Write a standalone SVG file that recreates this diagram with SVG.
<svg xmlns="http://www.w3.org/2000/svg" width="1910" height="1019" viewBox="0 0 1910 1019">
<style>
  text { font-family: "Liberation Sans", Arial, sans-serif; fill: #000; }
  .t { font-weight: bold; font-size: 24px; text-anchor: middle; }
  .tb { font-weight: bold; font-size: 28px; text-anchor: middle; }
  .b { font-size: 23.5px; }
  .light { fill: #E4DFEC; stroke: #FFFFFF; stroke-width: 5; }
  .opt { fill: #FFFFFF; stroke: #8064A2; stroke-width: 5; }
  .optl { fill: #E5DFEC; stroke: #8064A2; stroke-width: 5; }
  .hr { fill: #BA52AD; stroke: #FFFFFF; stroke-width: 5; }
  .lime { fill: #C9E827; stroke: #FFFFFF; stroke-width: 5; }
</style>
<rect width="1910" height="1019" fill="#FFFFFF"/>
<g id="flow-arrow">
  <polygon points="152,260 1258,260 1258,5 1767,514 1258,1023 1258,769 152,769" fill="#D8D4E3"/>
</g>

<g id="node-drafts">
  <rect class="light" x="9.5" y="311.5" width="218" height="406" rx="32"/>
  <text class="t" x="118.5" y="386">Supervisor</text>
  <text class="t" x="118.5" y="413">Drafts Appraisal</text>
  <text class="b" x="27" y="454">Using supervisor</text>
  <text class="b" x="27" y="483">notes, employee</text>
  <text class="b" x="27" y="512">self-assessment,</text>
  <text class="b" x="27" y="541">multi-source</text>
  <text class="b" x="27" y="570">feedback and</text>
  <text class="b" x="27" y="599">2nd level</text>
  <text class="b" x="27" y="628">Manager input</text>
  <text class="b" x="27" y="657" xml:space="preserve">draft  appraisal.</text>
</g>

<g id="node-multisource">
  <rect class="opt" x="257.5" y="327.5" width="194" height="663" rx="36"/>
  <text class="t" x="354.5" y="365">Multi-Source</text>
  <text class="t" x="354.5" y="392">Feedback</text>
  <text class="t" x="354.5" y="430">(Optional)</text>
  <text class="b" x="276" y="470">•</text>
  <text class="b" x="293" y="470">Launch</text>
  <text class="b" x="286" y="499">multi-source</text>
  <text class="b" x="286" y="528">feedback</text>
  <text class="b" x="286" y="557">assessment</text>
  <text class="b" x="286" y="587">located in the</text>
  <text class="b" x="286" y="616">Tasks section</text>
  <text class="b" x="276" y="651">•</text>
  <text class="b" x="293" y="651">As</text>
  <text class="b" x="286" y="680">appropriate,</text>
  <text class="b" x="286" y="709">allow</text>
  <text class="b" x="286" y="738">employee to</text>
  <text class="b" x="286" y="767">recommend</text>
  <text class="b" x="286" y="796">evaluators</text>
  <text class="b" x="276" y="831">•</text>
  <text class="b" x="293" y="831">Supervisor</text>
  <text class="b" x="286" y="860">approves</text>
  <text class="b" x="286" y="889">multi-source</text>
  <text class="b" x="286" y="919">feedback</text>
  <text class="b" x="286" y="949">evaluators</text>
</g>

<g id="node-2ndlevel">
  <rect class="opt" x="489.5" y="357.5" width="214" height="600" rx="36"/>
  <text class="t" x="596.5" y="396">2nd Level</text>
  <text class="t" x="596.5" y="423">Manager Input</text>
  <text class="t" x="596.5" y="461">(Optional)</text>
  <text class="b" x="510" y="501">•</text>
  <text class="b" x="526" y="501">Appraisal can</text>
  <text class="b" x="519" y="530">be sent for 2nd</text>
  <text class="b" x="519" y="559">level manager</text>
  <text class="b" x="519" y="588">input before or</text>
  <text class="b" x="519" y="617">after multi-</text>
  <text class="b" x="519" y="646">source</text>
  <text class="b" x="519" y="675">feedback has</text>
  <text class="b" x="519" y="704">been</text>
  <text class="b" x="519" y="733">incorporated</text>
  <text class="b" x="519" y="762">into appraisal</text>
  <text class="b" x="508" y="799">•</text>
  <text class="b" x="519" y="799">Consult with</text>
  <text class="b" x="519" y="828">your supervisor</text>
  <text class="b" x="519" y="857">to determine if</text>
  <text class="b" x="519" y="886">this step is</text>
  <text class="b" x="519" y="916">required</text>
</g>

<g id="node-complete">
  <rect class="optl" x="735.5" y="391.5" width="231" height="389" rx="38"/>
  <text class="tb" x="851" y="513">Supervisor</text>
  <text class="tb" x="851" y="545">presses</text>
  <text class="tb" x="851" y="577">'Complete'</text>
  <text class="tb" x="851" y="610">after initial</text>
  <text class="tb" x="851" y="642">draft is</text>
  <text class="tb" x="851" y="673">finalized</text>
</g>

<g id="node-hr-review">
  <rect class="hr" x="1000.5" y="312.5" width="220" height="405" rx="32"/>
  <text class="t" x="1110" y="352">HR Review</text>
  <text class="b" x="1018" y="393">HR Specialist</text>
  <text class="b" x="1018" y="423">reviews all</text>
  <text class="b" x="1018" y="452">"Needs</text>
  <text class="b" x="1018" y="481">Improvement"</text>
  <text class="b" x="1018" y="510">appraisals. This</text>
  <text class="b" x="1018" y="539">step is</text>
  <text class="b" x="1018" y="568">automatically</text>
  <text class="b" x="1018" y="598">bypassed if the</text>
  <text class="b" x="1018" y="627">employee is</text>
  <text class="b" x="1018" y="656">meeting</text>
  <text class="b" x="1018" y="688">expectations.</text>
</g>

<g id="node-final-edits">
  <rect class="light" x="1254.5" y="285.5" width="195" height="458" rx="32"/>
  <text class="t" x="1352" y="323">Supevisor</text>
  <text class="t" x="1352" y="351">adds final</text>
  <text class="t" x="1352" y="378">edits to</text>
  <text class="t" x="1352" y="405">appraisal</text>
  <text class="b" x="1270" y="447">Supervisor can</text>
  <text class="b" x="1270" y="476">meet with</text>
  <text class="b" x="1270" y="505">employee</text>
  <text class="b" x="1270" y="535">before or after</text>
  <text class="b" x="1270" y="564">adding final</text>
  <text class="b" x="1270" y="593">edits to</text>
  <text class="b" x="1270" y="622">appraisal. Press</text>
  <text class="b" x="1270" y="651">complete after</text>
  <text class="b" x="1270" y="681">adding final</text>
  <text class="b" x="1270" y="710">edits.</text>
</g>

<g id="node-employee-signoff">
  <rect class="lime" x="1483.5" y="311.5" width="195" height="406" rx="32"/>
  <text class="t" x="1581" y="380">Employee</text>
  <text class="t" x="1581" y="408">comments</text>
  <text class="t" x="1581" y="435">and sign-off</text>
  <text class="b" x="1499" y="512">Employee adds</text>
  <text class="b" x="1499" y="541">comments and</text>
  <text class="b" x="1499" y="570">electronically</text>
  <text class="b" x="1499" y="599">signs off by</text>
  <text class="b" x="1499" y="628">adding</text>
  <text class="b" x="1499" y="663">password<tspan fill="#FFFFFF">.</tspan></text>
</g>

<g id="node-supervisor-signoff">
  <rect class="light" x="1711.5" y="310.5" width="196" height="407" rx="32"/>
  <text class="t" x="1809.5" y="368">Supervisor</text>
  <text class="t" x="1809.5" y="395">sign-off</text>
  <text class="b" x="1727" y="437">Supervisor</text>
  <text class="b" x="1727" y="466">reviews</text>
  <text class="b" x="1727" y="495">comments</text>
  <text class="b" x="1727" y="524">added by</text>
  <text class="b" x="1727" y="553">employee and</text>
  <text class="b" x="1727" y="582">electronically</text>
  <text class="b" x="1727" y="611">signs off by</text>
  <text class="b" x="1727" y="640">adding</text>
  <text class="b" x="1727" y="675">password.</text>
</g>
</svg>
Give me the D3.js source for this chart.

### Exercise requirements
Produce a verbatim transcription of the entries above.

### Written response
Write a standalone SVG file that recreates this diagram with SVG.
<svg xmlns="http://www.w3.org/2000/svg" width="1910" height="1019" viewBox="0 0 1910 1019">
<style>
  text { font-family: "Liberation Sans", Arial, sans-serif; fill: #000; }
  .t { font-weight: bold; font-size: 24px; text-anchor: middle; }
  .tb { font-weight: bold; font-size: 28px; text-anchor: middle; }
  .b { font-size: 23.5px; }
  .light { fill: #E4DFEC; stroke: #FFFFFF; stroke-width: 5; }
  .opt { fill: #FFFFFF; stroke: #8064A2; stroke-width: 5; }
  .optl { fill: #E5DFEC; stroke: #8064A2; stroke-width: 5; }
  .hr { fill: #BA52AD; stroke: #FFFFFF; stroke-width: 5; }
  .lime { fill: #C9E827; stroke: #FFFFFF; stroke-width: 5; }
</style>
<rect width="1910" height="1019" fill="#FFFFFF"/>
<g id="flow-arrow">
  <polygon points="152,260 1258,260 1258,5 1767,514 1258,1023 1258,769 152,769" fill="#D8D4E3"/>
</g>

<g id="node-drafts">
  <rect class="light" x="9.5" y="311.5" width="218" height="406" rx="32"/>
  <text class="t" x="118.5" y="386">Supervisor</text>
  <text class="t" x="118.5" y="413">Drafts Appraisal</text>
  <text class="b" x="27" y="454">Using supervisor</text>
  <text class="b" x="27" y="483">notes, employee</text>
  <text class="b" x="27" y="512">self-assessment,</text>
  <text class="b" x="27" y="541">multi-source</text>
  <text class="b" x="27" y="570">feedback and</text>
  <text class="b" x="27" y="599">2nd level</text>
  <text class="b" x="27" y="628">Manager input</text>
  <text class="b" x="27" y="657" xml:space="preserve">draft  appraisal.</text>
</g>

<g id="node-multisource">
  <rect class="opt" x="257.5" y="327.5" width="194" height="663" rx="36"/>
  <text class="t" x="354.5" y="365">Multi-Source</text>
  <text class="t" x="354.5" y="392">Feedback</text>
  <text class="t" x="354.5" y="430">(Optional)</text>
  <text class="b" x="276" y="470">•</text>
  <text class="b" x="293" y="470">Launch</text>
  <text class="b" x="286" y="499">multi-source</text>
  <text class="b" x="286" y="528">feedback</text>
  <text class="b" x="286" y="557">assessment</text>
  <text class="b" x="286" y="587">located in the</text>
  <text class="b" x="286" y="616">Tasks section</text>
  <text class="b" x="276" y="651">•</text>
  <text class="b" x="293" y="651">As</text>
  <text class="b" x="286" y="680">appropriate,</text>
  <text class="b" x="286" y="709">allow</text>
  <text class="b" x="286" y="738">employee to</text>
  <text class="b" x="286" y="767">recommend</text>
  <text class="b" x="286" y="796">evaluators</text>
  <text class="b" x="276" y="831">•</text>
  <text class="b" x="293" y="831">Supervisor</text>
  <text class="b" x="286" y="860">approves</text>
  <text class="b" x="286" y="889">multi-source</text>
  <text class="b" x="286" y="919">feedback</text>
  <text class="b" x="286" y="949">evaluators</text>
</g>

<g id="node-2ndlevel">
  <rect class="opt" x="489.5" y="357.5" width="214" height="600" rx="36"/>
  <text class="t" x="596.5" y="396">2nd Level</text>
  <text class="t" x="596.5" y="423">Manager Input</text>
  <text class="t" x="596.5" y="461">(Optional)</text>
  <text class="b" x="510" y="501">•</text>
  <text class="b" x="526" y="501">Appraisal can</text>
  <text class="b" x="519" y="530">be sent for 2nd</text>
  <text class="b" x="519" y="559">level manager</text>
  <text class="b" x="519" y="588">input before or</text>
  <text class="b" x="519" y="617">after multi-</text>
  <text class="b" x="519" y="646">source</text>
  <text class="b" x="519" y="675">feedback has</text>
  <text class="b" x="519" y="704">been</text>
  <text class="b" x="519" y="733">incorporated</text>
  <text class="b" x="519" y="762">into appraisal</text>
  <text class="b" x="508" y="799">•</text>
  <text class="b" x="519" y="799">Consult with</text>
  <text class="b" x="519" y="828">your supervisor</text>
  <text class="b" x="519" y="857">to determine if</text>
  <text class="b" x="519" y="886">this step is</text>
  <text class="b" x="519" y="916">required</text>
</g>

<g id="node-complete">
  <rect class="optl" x="735.5" y="391.5" width="231" height="389" rx="38"/>
  <text class="tb" x="851" y="513">Supervisor</text>
  <text class="tb" x="851" y="545">presses</text>
  <text class="tb" x="851" y="577">'Complete'</text>
  <text class="tb" x="851" y="610">after initial</text>
  <text class="tb" x="851" y="642">draft is</text>
  <text class="tb" x="851" y="673">finalized</text>
</g>

<g id="node-hr-review">
  <rect class="hr" x="1000.5" y="312.5" width="220" height="405" rx="32"/>
  <text class="t" x="1110" y="352">HR Review</text>
  <text class="b" x="1018" y="393">HR Specialist</text>
  <text class="b" x="1018" y="423">reviews all</text>
  <text class="b" x="1018" y="452">"Needs</text>
  <text class="b" x="1018" y="481">Improvement"</text>
  <text class="b" x="1018" y="510">appraisals. This</text>
  <text class="b" x="1018" y="539">step is</text>
  <text class="b" x="1018" y="568">automatically</text>
  <text class="b" x="1018" y="598">bypassed if the</text>
  <text class="b" x="1018" y="627">employee is</text>
  <text class="b" x="1018" y="656">meeting</text>
  <text class="b" x="1018" y="688">expectations.</text>
</g>

<g id="node-final-edits">
  <rect class="light" x="1254.5" y="285.5" width="195" height="458" rx="32"/>
  <text class="t" x="1352" y="323">Supevisor</text>
  <text class="t" x="1352" y="351">adds final</text>
  <text class="t" x="1352" y="378">edits to</text>
  <text class="t" x="1352" y="405">appraisal</text>
  <text class="b" x="1270" y="447">Supervisor can</text>
  <text class="b" x="1270" y="476">meet with</text>
  <text class="b" x="1270" y="505">employee</text>
  <text class="b" x="1270" y="535">before or after</text>
  <text class="b" x="1270" y="564">adding final</text>
  <text class="b" x="1270" y="593">edits to</text>
  <text class="b" x="1270" y="622">appraisal. Press</text>
  <text class="b" x="1270" y="651">complete after</text>
  <text class="b" x="1270" y="681">adding final</text>
  <text class="b" x="1270" y="710">edits.</text>
</g>

<g id="node-employee-signoff">
  <rect class="lime" x="1483.5" y="311.5" width="195" height="406" rx="32"/>
  <text class="t" x="1581" y="380">Employee</text>
  <text class="t" x="1581" y="408">comments</text>
  <text class="t" x="1581" y="435">and sign-off</text>
  <text class="b" x="1499" y="512">Employee adds</text>
  <text class="b" x="1499" y="541">comments and</text>
  <text class="b" x="1499" y="570">electronically</text>
  <text class="b" x="1499" y="599">signs off by</text>
  <text class="b" x="1499" y="628">adding</text>
  <text class="b" x="1499" y="663">password<tspan fill="#FFFFFF">.</tspan></text>
</g>

<g id="node-supervisor-signoff">
  <rect class="light" x="1711.5" y="310.5" width="196" height="407" rx="32"/>
  <text class="t" x="1809.5" y="368">Supervisor</text>
  <text class="t" x="1809.5" y="395">sign-off</text>
  <text class="b" x="1727" y="437">Supervisor</text>
  <text class="b" x="1727" y="466">reviews</text>
  <text class="b" x="1727" y="495">comments</text>
  <text class="b" x="1727" y="524">added by</text>
  <text class="b" x="1727" y="553">employee and</text>
  <text class="b" x="1727" y="582">electronically</text>
  <text class="b" x="1727" y="611">signs off by</text>
  <text class="b" x="1727" y="640">adding</text>
  <text class="b" x="1727" y="675">password.</text>
</g>
</svg>
Give me the D3.js source for this chart.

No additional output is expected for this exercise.